Dans ce contexte, je vous propose de découvrir comment la publication de vos comptes annuels renforce la légitimité de votre structure artistique. Nous verrons pourquoi c’est indispensable et comment vous y prendre, pas à pas. Nous évoquerons aussi les conséquences positives pour l’image de marque et le sentiment de confiance que cela peut générer chez vos partenaires. Rassurez-vous : l’administratif peut se montrer un peu retors de prime abord, mais dès qu’on a la bonne méthode, on avance plus sereinement, avec la satisfaction d’agir en toute régularité.

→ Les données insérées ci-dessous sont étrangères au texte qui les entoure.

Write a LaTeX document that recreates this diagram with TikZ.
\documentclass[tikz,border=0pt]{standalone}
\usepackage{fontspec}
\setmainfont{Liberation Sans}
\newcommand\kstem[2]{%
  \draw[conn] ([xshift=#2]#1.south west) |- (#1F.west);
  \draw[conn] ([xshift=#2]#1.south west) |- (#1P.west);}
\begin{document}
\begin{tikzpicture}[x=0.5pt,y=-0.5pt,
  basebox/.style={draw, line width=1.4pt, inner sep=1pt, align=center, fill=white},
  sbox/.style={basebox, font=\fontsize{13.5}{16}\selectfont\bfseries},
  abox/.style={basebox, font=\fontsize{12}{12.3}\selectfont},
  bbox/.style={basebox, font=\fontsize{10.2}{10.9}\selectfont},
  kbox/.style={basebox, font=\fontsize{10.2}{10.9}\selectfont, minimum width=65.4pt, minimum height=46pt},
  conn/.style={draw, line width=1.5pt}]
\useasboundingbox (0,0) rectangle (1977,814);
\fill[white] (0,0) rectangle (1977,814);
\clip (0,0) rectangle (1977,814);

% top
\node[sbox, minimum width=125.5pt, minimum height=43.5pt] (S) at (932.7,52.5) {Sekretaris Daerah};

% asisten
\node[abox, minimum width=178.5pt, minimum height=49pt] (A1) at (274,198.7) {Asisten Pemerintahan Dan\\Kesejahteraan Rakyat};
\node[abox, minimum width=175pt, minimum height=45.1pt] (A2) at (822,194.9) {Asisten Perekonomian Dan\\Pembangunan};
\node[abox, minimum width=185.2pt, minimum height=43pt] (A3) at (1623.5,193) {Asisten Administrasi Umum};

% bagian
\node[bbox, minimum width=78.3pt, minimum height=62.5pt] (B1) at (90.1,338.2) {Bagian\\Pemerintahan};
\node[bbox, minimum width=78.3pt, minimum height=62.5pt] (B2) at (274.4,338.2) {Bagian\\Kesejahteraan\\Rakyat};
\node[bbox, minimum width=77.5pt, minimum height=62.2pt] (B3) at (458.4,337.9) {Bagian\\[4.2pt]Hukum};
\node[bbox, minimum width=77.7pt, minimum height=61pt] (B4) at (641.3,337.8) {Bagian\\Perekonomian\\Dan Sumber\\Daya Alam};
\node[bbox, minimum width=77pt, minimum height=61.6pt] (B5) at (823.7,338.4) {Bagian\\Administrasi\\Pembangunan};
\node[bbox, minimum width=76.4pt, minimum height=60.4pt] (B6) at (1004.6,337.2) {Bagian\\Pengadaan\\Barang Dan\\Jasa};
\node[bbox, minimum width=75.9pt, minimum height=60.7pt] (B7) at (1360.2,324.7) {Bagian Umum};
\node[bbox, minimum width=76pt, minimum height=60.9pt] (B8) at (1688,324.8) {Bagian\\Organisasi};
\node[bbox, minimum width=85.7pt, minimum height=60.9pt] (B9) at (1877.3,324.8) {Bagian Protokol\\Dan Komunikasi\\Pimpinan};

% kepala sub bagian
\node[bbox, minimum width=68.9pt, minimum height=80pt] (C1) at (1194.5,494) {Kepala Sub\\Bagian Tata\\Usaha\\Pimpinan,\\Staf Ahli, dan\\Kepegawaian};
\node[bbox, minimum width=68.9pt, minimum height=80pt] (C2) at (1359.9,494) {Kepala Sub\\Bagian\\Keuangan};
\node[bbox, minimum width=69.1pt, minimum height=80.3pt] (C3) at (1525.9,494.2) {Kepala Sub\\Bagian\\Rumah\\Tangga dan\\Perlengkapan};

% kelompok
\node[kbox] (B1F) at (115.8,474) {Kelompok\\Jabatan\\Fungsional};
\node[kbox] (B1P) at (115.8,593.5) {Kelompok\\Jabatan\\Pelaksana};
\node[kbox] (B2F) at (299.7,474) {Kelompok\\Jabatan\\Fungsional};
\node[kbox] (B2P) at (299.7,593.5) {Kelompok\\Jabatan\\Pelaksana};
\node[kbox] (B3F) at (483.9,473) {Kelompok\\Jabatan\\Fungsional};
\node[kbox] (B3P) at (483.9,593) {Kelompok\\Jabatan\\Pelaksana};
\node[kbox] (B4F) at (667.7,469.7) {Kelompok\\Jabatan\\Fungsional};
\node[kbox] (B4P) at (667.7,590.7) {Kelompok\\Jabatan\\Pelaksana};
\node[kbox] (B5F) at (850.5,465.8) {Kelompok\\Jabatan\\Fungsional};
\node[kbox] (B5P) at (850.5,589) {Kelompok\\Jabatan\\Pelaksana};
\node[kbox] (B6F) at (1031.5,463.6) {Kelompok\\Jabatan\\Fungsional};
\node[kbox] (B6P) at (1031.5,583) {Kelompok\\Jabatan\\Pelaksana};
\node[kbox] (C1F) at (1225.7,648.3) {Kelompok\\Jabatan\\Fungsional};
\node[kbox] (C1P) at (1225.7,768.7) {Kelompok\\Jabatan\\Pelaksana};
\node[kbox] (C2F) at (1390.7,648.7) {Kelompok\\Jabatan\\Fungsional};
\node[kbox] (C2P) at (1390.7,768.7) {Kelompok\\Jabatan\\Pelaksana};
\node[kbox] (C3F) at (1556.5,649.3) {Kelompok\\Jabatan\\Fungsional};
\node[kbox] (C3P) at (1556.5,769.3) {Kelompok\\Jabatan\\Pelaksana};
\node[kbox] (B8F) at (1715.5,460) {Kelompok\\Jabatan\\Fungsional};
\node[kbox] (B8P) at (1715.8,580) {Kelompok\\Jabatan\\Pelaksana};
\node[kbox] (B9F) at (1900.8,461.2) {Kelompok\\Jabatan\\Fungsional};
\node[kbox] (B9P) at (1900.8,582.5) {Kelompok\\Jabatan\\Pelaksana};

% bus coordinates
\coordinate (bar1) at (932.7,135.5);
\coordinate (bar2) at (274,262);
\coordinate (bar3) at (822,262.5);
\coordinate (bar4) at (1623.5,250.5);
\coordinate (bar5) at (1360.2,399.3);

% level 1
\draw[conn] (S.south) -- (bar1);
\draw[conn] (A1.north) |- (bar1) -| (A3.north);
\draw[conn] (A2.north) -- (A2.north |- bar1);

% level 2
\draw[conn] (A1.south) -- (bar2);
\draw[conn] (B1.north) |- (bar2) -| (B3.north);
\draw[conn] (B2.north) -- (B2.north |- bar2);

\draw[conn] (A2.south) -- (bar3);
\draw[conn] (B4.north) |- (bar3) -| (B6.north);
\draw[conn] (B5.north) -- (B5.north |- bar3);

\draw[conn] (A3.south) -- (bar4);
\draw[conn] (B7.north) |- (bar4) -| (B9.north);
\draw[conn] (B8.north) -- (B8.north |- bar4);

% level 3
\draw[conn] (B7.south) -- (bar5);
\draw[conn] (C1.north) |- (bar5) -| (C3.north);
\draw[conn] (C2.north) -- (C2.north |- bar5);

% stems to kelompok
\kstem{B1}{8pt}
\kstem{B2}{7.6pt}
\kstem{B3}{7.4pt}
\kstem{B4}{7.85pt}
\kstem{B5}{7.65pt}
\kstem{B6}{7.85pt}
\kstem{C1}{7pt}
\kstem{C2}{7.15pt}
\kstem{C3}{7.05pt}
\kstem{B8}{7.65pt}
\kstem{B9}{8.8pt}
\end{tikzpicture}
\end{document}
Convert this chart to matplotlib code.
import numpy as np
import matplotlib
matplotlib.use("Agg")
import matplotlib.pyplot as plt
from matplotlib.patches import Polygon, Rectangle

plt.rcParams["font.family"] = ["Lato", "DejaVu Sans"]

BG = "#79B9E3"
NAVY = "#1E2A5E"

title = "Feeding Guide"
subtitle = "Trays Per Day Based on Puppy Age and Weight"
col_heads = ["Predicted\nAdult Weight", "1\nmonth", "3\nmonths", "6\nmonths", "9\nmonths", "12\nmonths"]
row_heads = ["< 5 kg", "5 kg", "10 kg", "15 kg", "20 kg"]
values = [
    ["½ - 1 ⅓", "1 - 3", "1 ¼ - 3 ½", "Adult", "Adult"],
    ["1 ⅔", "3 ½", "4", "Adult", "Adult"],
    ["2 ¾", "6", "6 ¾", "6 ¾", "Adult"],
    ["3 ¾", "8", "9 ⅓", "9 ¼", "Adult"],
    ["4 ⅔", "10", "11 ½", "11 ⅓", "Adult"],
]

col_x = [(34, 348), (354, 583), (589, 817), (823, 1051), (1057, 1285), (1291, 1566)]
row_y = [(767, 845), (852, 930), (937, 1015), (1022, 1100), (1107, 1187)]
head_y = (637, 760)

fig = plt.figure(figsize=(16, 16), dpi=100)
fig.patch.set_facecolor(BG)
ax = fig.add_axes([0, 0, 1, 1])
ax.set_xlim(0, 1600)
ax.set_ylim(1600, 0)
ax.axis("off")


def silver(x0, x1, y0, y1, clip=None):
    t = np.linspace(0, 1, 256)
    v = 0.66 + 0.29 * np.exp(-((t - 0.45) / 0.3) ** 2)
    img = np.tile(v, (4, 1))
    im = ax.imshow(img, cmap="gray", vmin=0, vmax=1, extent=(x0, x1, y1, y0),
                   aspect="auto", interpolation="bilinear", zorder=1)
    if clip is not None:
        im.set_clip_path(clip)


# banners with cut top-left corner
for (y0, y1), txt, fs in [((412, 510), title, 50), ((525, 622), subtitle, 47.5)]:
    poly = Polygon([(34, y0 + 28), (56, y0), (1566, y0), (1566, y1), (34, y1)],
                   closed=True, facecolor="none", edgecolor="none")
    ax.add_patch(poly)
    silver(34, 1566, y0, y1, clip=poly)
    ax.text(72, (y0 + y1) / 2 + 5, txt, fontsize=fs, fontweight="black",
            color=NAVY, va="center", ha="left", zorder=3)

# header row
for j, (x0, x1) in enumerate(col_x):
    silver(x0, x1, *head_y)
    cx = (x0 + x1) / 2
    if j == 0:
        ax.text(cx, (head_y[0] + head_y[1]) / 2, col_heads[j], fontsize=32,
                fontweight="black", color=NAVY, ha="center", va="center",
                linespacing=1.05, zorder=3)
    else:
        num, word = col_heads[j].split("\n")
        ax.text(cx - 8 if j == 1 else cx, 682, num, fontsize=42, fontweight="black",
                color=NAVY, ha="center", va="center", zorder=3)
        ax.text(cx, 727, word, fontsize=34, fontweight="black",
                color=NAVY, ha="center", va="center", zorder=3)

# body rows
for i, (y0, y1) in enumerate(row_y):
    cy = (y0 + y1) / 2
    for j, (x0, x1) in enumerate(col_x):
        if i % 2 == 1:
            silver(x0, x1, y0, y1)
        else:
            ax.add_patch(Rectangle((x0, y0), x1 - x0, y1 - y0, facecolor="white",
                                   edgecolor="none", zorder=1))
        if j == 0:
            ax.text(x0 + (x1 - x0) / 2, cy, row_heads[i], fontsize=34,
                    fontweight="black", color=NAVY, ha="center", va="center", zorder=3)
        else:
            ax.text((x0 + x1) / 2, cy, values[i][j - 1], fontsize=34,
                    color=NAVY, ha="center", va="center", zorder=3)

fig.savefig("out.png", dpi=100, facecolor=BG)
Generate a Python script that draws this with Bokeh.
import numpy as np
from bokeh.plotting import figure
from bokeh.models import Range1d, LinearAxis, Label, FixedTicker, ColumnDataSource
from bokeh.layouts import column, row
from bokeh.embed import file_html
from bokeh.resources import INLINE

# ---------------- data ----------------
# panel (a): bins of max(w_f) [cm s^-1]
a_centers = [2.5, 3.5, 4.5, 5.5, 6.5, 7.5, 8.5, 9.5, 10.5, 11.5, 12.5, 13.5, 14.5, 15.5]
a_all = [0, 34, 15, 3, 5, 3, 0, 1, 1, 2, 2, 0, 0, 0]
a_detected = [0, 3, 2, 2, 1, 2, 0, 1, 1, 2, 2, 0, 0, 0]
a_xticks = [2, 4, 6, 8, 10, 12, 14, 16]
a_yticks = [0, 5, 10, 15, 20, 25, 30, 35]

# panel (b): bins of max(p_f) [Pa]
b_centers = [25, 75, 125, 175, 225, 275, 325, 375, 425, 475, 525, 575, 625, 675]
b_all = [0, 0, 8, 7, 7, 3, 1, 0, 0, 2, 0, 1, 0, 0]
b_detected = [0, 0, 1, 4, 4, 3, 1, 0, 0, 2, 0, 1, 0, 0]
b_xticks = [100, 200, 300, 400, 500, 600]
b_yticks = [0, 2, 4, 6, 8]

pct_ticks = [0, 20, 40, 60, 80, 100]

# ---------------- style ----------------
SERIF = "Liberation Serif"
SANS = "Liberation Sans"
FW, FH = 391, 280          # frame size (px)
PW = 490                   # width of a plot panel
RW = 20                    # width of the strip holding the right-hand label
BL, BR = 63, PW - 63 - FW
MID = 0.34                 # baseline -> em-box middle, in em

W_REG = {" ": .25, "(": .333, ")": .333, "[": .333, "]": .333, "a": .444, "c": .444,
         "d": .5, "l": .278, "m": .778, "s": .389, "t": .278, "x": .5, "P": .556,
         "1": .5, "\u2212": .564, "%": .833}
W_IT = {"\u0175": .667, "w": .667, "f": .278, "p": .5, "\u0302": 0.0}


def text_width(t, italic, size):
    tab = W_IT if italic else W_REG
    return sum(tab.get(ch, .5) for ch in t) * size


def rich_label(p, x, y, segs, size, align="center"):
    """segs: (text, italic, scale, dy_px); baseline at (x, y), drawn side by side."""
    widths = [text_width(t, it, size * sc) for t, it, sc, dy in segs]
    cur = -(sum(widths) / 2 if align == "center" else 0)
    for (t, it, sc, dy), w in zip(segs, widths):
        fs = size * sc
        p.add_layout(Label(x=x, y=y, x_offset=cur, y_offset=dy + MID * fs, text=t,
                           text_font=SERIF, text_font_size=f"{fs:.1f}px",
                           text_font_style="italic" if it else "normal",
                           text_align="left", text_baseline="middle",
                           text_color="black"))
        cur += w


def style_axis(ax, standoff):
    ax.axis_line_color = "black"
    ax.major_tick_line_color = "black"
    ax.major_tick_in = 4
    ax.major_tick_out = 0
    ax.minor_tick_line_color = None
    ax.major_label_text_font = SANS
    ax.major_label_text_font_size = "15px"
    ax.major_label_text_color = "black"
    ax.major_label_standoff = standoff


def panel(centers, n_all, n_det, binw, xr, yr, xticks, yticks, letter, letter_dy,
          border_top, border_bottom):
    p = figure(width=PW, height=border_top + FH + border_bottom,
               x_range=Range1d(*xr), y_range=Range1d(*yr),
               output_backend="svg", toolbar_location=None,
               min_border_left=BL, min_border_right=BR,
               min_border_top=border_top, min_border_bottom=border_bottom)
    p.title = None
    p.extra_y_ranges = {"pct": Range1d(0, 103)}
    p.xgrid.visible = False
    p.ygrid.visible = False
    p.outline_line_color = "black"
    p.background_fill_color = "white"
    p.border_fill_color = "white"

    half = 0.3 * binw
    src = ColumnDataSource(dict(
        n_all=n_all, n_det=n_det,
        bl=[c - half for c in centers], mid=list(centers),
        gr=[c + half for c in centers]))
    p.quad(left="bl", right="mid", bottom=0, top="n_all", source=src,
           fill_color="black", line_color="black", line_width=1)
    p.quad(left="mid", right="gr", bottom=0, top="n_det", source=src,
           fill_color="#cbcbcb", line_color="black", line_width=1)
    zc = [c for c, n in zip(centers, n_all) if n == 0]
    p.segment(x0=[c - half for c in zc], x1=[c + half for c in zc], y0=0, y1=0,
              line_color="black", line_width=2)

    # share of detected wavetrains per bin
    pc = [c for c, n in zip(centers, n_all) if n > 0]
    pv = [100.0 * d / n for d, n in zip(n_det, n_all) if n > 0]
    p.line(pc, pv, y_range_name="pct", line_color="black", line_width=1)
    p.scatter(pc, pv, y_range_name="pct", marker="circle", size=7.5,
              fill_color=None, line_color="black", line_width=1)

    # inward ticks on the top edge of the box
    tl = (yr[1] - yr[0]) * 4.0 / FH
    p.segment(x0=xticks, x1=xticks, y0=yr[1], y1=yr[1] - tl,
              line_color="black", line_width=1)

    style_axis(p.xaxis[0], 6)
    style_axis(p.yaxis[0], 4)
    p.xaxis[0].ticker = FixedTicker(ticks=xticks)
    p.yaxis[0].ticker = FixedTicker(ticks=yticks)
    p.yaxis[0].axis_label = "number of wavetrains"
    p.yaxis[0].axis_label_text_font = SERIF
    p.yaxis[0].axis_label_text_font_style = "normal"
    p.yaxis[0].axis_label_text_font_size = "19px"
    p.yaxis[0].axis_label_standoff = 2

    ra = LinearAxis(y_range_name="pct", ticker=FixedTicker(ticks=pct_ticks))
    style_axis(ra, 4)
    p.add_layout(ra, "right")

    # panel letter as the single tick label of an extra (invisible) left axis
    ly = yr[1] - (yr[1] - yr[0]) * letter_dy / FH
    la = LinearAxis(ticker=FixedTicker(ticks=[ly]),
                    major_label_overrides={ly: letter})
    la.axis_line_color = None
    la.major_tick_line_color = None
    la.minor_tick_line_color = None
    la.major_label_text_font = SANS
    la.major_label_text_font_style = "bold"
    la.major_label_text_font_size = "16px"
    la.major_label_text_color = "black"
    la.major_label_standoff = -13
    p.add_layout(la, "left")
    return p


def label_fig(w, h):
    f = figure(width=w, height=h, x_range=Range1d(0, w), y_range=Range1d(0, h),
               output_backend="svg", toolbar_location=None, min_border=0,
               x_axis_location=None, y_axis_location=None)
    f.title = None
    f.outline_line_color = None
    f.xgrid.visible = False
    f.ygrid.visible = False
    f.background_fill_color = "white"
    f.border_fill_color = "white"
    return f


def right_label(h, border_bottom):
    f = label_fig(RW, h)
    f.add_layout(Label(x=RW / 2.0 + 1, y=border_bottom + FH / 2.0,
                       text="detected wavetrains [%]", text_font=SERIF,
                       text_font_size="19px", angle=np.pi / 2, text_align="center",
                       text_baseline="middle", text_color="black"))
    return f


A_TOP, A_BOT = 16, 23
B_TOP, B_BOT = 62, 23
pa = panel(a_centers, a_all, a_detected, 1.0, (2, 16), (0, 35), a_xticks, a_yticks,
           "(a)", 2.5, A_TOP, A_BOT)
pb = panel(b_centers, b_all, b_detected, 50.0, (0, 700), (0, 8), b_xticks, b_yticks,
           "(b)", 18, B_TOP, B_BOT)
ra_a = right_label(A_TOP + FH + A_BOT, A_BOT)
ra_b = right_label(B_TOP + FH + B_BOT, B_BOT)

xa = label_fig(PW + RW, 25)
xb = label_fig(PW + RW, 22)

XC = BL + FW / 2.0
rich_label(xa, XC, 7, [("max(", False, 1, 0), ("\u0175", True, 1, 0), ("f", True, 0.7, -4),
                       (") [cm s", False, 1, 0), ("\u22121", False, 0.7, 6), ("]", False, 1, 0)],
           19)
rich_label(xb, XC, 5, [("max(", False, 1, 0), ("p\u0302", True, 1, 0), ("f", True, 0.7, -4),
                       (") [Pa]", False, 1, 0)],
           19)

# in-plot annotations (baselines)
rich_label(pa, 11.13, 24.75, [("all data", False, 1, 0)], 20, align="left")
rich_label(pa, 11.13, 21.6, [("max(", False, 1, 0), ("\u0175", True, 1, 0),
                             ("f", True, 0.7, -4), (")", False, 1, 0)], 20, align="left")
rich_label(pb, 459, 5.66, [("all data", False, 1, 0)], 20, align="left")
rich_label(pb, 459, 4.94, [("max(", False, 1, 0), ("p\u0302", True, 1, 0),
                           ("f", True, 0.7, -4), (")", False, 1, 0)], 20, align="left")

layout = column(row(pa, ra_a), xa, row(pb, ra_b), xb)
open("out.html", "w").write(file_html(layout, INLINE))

En France, différentes structures artistiques sont soumises à des cadres juridiques spécifiques. Si vous êtes en association loi 1901, vous n’avez pas toujours l’obligation légale de publier vos comptes au même titre qu’une société. Toutefois, certaines associations dépassant certains seuils de subventions publiques ou de dons sont contraintes à plus de rigueur. Les sociétés de production, quant à elles, doivent se plier à la loi en déposant leurs comptes auprès du greffe du tribunal de commerce. Les entrepreneurs individuels du secteur artistique, s’ils exercent sous la forme d’une EIRL ou d’une micro-entreprise, peuvent avoir des obligations légèrement différentes, mais il n’en reste pas moins qu’afficher la bonne santé financière est un gage de respectabilité.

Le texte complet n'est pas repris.